— start of Source excerpt —

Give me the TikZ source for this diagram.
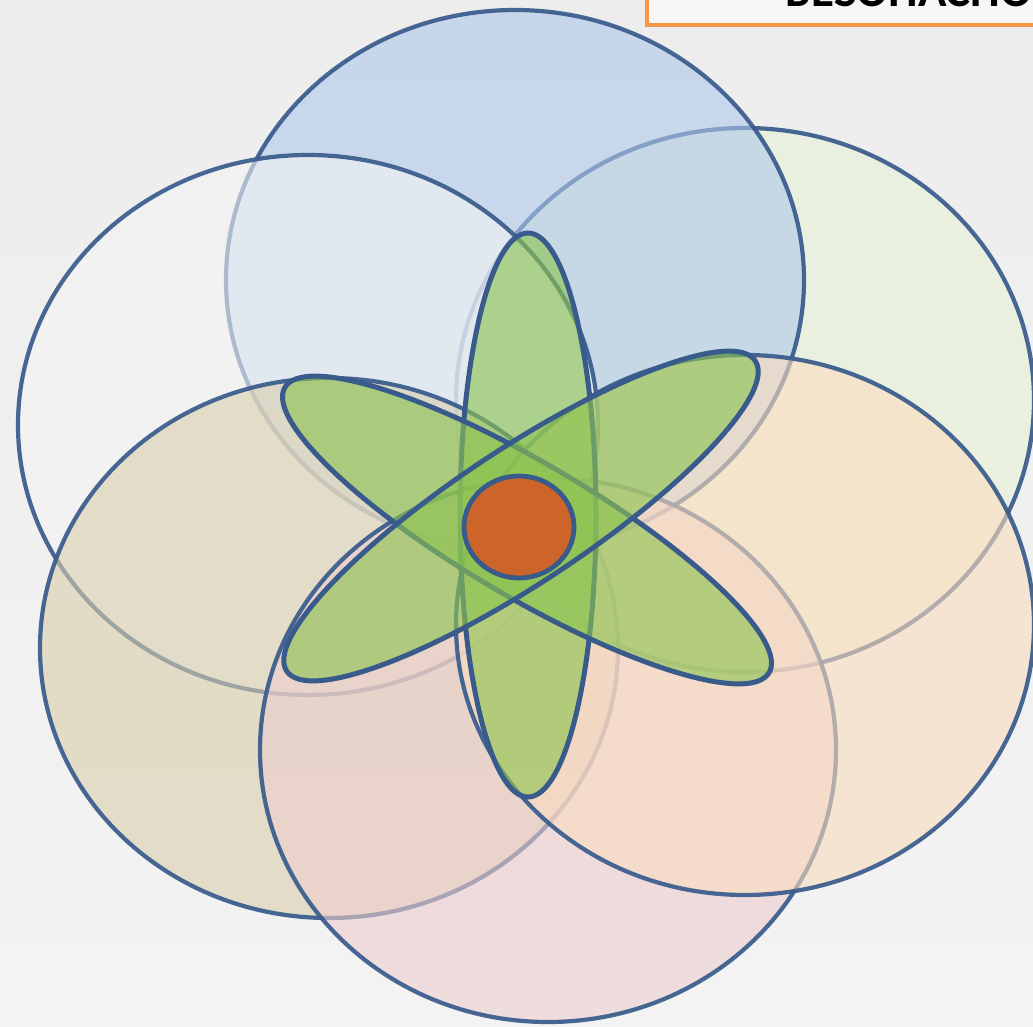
\documentclass[tikz,border=0pt]{standalone}
\usepackage{fontspec}
\newfontfamily\titlefont{Carlito}
\definecolor{bgtop}{HTML}{EDEDED}
\definecolor{bgbot}{HTML}{F3F3F3}
\definecolor{ringblue}{HTML}{385B8C}
\definecolor{ctop}{RGB}{175,200,233}
\definecolor{cul}{RGB}{244,244,244}
\definecolor{cur}{RGB}{232,242,215}
\definecolor{clr}{RGB}{250,220,190}
\definecolor{cbot}{RGB}{237,205,205}
\definecolor{cll}{RGB}{217,206,172}
\definecolor{petalgreen}{RGB}{140,196,80}
\definecolor{corecol}{HTML}{CD6429}
\definecolor{boxorange}{HTML}{F79646}
\begin{document}
\begin{tikzpicture}[x=1pt,y=-1pt,
  ring/.style={draw=ringblue, line width=4.2pt, fill opacity=0.6, draw opacity=0.92},
  petal/.style={draw=ringblue, line width=5pt, fill=petalgreen, fill opacity=0.62},
  core/.style={draw=ringblue, line width=4.8pt, fill=corecol},
  titlebox/.style={draw=boxorange, line width=3.8pt, fill=white, fill opacity=0.55},
  titletext/.style={font=\titlefont\bfseries\fontsize{47}{50}\selectfont, text=black, inner sep=0pt}]
\useasboundingbox (0,0) rectangle (1033,1027);
\clip (0,0) rectangle (1033,1027);
\shade[top color=bgtop, bottom color=bgbot] (0,0) rectangle (1033,1027);
% title box (cut off at the top edge)
\draw[titlebox] (647,-80) rectangle (1120,25);
\node[titletext, anchor=base west] (title) at (785,7) {БЕЗОПАСНОСТЬ};
% six big rings
\draw[ring, fill=cur] (745,400) ellipse [x radius=289, y radius=272];
\draw[ring, fill=ctop] (515,280) ellipse [x radius=289, y radius=270];
\draw[ring, fill=cul] (308,425) ellipse [x radius=290, y radius=270];
\draw[ring, fill=cll] (329,648) ellipse [x radius=289, y radius=270];
\draw[ring, fill=cbot] (548,750) ellipse [x radius=288, y radius=272];
\draw[ring, fill=clr] (745,625) ellipse [x radius=289, y radius=270];
% petals
\draw[petal] (528,515) ellipse [x radius=68, y radius=282];
\draw[petal, rotate around={-30.5:(527,530)}] (527,530) ellipse [x radius=281, y radius=67];
\draw[petal, rotate around={33.5:(521,516)}] (521,516) ellipse [x radius=281, y radius=67];
% core
\draw[core] (519,527) ellipse [x radius=55, y radius=51];
\end{tikzpicture}
\end{document}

— end of Source excerpt —

Short exercise: Set the pictures aside and transcribe the data above exactly.

Written solution:
Give me the TikZ source for this diagram.
\documentclass[tikz,border=0pt]{standalone}
\usepackage{fontspec}
\newfontfamily\titlefont{Carlito}
\definecolor{bgtop}{HTML}{EDEDED}
\definecolor{bgbot}{HTML}{F3F3F3}
\definecolor{ringblue}{HTML}{385B8C}
\definecolor{ctop}{RGB}{175,200,233}
\definecolor{cul}{RGB}{244,244,244}
\definecolor{cur}{RGB}{232,242,215}
\definecolor{clr}{RGB}{250,220,190}
\definecolor{cbot}{RGB}{237,205,205}
\definecolor{cll}{RGB}{217,206,172}
\definecolor{petalgreen}{RGB}{140,196,80}
\definecolor{corecol}{HTML}{CD6429}
\definecolor{boxorange}{HTML}{F79646}
\begin{document}
\begin{tikzpicture}[x=1pt,y=-1pt,
  ring/.style={draw=ringblue, line width=4.2pt, fill opacity=0.6, draw opacity=0.92},
  petal/.style={draw=ringblue, line width=5pt, fill=petalgreen, fill opacity=0.62},
  core/.style={draw=ringblue, line width=4.8pt, fill=corecol},
  titlebox/.style={draw=boxorange, line width=3.8pt, fill=white, fill opacity=0.55},
  titletext/.style={font=\titlefont\bfseries\fontsize{47}{50}\selectfont, text=black, inner sep=0pt}]
\useasboundingbox (0,0) rectangle (1033,1027);
\clip (0,0) rectangle (1033,1027);
\shade[top color=bgtop, bottom color=bgbot] (0,0) rectangle (1033,1027);
% title box (cut off at the top edge)
\draw[titlebox] (647,-80) rectangle (1120,25);
\node[titletext, anchor=base west] (title) at (785,7) {БЕЗОПАСНОСТЬ};
% six big rings
\draw[ring, fill=cur] (745,400) ellipse [x radius=289, y radius=272];
\draw[ring, fill=ctop] (515,280) ellipse [x radius=289, y radius=270];
\draw[ring, fill=cul] (308,425) ellipse [x radius=290, y radius=270];
\draw[ring, fill=cll] (329,648) ellipse [x radius=289, y radius=270];
\draw[ring, fill=cbot] (548,750) ellipse [x radius=288, y radius=272];
\draw[ring, fill=clr] (745,625) ellipse [x radius=289, y radius=270];
% petals
\draw[petal] (528,515) ellipse [x radius=68, y radius=282];
\draw[petal, rotate around={-30.5:(527,530)}] (527,530) ellipse [x radius=281, y radius=67];
\draw[petal, rotate around={33.5:(521,516)}] (521,516) ellipse [x radius=281, y radius=67];
% core
\draw[core] (519,527) ellipse [x radius=55, y radius=51];
\end{tikzpicture}
\end{document}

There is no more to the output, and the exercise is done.